Quote, verbatim, all material below, without pictures.

### [Dataset section]
-- -- --

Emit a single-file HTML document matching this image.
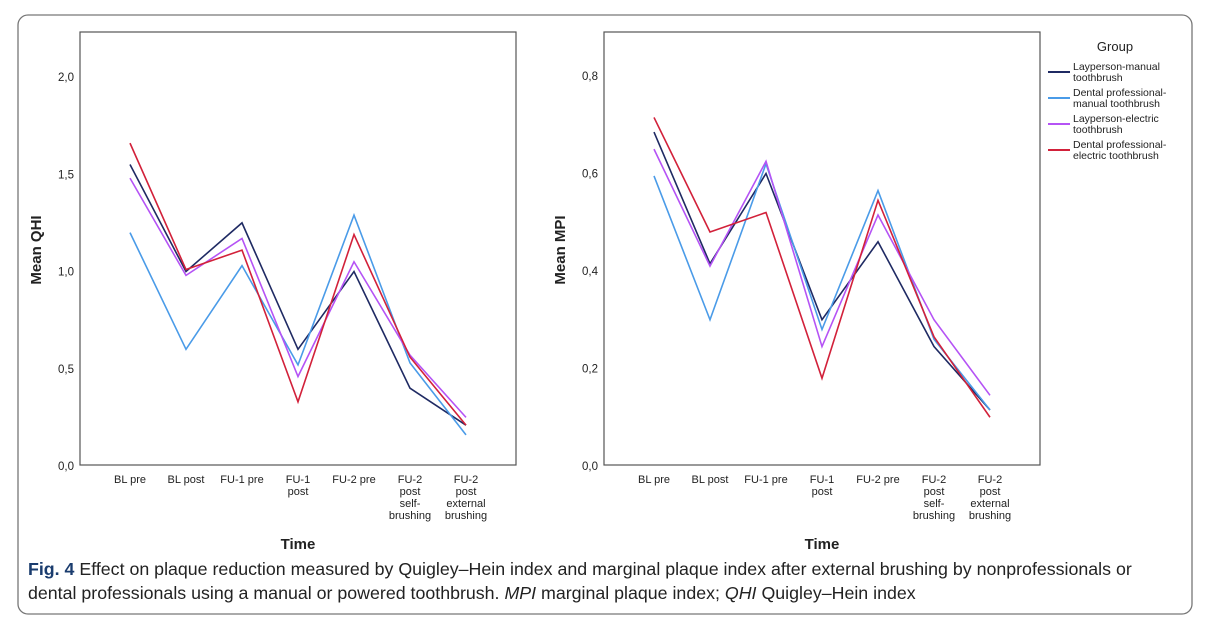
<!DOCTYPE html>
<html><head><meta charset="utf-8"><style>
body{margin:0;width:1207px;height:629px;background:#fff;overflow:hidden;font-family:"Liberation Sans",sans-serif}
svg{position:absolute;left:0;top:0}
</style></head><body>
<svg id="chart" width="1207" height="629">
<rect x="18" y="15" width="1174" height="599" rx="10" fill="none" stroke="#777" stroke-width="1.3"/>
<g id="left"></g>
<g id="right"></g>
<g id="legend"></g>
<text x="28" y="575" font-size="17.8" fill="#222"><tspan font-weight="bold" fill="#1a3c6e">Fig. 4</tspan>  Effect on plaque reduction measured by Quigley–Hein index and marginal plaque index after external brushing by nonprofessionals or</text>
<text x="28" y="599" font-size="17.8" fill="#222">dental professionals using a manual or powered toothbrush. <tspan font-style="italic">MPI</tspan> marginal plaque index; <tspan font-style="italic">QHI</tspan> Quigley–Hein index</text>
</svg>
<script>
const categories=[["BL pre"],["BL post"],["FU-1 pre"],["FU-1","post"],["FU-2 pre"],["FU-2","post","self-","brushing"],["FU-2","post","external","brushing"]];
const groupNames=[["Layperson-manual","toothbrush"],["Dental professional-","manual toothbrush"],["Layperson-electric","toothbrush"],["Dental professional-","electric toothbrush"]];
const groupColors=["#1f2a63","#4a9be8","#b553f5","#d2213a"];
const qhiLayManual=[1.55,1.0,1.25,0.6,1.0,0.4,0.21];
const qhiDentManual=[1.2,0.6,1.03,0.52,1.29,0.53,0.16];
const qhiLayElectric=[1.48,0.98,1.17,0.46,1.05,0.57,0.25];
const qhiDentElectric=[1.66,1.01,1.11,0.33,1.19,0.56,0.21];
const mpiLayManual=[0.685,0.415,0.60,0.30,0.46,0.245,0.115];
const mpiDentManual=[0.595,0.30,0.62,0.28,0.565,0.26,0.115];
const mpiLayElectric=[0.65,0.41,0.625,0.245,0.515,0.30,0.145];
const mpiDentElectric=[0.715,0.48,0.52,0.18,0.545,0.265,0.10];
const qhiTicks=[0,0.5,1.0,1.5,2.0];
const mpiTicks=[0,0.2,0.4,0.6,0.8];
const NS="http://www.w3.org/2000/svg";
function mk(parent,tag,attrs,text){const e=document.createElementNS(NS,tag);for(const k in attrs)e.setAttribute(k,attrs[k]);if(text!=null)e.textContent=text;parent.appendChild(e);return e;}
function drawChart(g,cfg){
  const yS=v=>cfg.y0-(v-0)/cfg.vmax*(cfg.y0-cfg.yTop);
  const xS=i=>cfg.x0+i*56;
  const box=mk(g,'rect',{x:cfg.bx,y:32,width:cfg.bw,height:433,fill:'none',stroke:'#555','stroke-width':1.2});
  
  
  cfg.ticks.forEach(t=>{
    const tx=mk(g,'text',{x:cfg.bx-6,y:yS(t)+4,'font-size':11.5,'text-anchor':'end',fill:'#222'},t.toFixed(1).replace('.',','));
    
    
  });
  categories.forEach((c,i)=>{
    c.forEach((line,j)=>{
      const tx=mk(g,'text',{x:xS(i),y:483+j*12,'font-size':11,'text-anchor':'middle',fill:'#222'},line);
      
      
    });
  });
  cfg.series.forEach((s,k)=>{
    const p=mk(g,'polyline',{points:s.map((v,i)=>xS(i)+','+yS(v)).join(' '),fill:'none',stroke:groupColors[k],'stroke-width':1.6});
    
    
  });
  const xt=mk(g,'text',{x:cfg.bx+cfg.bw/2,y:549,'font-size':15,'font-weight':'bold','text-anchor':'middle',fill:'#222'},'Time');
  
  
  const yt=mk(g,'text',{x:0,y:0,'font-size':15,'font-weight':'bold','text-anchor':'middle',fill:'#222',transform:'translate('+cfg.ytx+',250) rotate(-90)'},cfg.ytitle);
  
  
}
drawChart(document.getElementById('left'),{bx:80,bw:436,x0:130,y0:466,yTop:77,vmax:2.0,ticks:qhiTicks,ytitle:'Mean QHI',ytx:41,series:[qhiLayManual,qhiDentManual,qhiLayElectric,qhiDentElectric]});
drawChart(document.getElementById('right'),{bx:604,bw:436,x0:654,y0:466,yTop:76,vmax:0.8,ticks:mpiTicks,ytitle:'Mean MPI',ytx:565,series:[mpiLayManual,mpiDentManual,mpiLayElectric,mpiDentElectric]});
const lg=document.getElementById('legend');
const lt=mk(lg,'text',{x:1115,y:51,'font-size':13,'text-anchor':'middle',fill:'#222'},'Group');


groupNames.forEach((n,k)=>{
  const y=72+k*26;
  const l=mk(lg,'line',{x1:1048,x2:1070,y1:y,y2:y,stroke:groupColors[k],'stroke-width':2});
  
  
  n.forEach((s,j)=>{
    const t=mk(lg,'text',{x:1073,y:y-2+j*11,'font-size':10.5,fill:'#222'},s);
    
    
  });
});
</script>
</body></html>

-- -- --

### [Answer to this task]
Emit a single-file HTML document matching this image.
<!DOCTYPE html>
<html><head><meta charset="utf-8"><style>
body{margin:0;width:1207px;height:629px;background:#fff;overflow:hidden;font-family:"Liberation Sans",sans-serif}
svg{position:absolute;left:0;top:0}
</style></head><body>
<svg id="chart" width="1207" height="629">
<rect x="18" y="15" width="1174" height="599" rx="10" fill="none" stroke="#777" stroke-width="1.3"/>
<g id="left"></g>
<g id="right"></g>
<g id="legend"></g>
<text x="28" y="575" font-size="17.8" fill="#222"><tspan font-weight="bold" fill="#1a3c6e">Fig. 4</tspan>  Effect on plaque reduction measured by Quigley–Hein index and marginal plaque index after external brushing by nonprofessionals or</text>
<text x="28" y="599" font-size="17.8" fill="#222">dental professionals using a manual or powered toothbrush. <tspan font-style="italic">MPI</tspan> marginal plaque index; <tspan font-style="italic">QHI</tspan> Quigley–Hein index</text>
</svg>
<script>
const categories=[["BL pre"],["BL post"],["FU-1 pre"],["FU-1","post"],["FU-2 pre"],["FU-2","post","self-","brushing"],["FU-2","post","external","brushing"]];
const groupNames=[["Layperson-manual","toothbrush"],["Dental professional-","manual toothbrush"],["Layperson-electric","toothbrush"],["Dental professional-","electric toothbrush"]];
const groupColors=["#1f2a63","#4a9be8","#b553f5","#d2213a"];
const qhiLayManual=[1.55,1.0,1.25,0.6,1.0,0.4,0.21];
const qhiDentManual=[1.2,0.6,1.03,0.52,1.29,0.53,0.16];
const qhiLayElectric=[1.48,0.98,1.17,0.46,1.05,0.57,0.25];
const qhiDentElectric=[1.66,1.01,1.11,0.33,1.19,0.56,0.21];
const mpiLayManual=[0.685,0.415,0.60,0.30,0.46,0.245,0.115];
const mpiDentManual=[0.595,0.30,0.62,0.28,0.565,0.26,0.115];
const mpiLayElectric=[0.65,0.41,0.625,0.245,0.515,0.30,0.145];
const mpiDentElectric=[0.715,0.48,0.52,0.18,0.545,0.265,0.10];
const qhiTicks=[0,0.5,1.0,1.5,2.0];
const mpiTicks=[0,0.2,0.4,0.6,0.8];
const NS="http://www.w3.org/2000/svg";
function mk(parent,tag,attrs,text){const e=document.createElementNS(NS,tag);for(const k in attrs)e.setAttribute(k,attrs[k]);if(text!=null)e.textContent=text;parent.appendChild(e);return e;}
function drawChart(g,cfg){
  const yS=v=>cfg.y0-(v-0)/cfg.vmax*(cfg.y0-cfg.yTop);
  const xS=i=>cfg.x0+i*56;
  const box=mk(g,'rect',{x:cfg.bx,y:32,width:cfg.bw,height:433,fill:'none',stroke:'#555','stroke-width':1.2});
  
  
  cfg.ticks.forEach(t=>{
    const tx=mk(g,'text',{x:cfg.bx-6,y:yS(t)+4,'font-size':11.5,'text-anchor':'end',fill:'#222'},t.toFixed(1).replace('.',','));
    
    
  });
  categories.forEach((c,i)=>{
    c.forEach((line,j)=>{
      const tx=mk(g,'text',{x:xS(i),y:483+j*12,'font-size':11,'text-anchor':'middle',fill:'#222'},line);
      
      
    });
  });
  cfg.series.forEach((s,k)=>{
    const p=mk(g,'polyline',{points:s.map((v,i)=>xS(i)+','+yS(v)).join(' '),fill:'none',stroke:groupColors[k],'stroke-width':1.6});
    
    
  });
  const xt=mk(g,'text',{x:cfg.bx+cfg.bw/2,y:549,'font-size':15,'font-weight':'bold','text-anchor':'middle',fill:'#222'},'Time');
  
  
  const yt=mk(g,'text',{x:0,y:0,'font-size':15,'font-weight':'bold','text-anchor':'middle',fill:'#222',transform:'translate('+cfg.ytx+',250) rotate(-90)'},cfg.ytitle);
  
  
}
drawChart(document.getElementById('left'),{bx:80,bw:436,x0:130,y0:466,yTop:77,vmax:2.0,ticks:qhiTicks,ytitle:'Mean QHI',ytx:41,series:[qhiLayManual,qhiDentManual,qhiLayElectric,qhiDentElectric]});
drawChart(document.getElementById('right'),{bx:604,bw:436,x0:654,y0:466,yTop:76,vmax:0.8,ticks:mpiTicks,ytitle:'Mean MPI',ytx:565,series:[mpiLayManual,mpiDentManual,mpiLayElectric,mpiDentElectric]});
const lg=document.getElementById('legend');
const lt=mk(lg,'text',{x:1115,y:51,'font-size':13,'text-anchor':'middle',fill:'#222'},'Group');


groupNames.forEach((n,k)=>{
  const y=72+k*26;
  const l=mk(lg,'line',{x1:1048,x2:1070,y1:y,y2:y,stroke:groupColors[k],'stroke-width':2});
  
  
  n.forEach((s,j)=>{
    const t=mk(lg,'text',{x:1073,y:y-2+j*11,'font-size':10.5,fill:'#222'},s);
    
    
  });
});
</script>
</body></html>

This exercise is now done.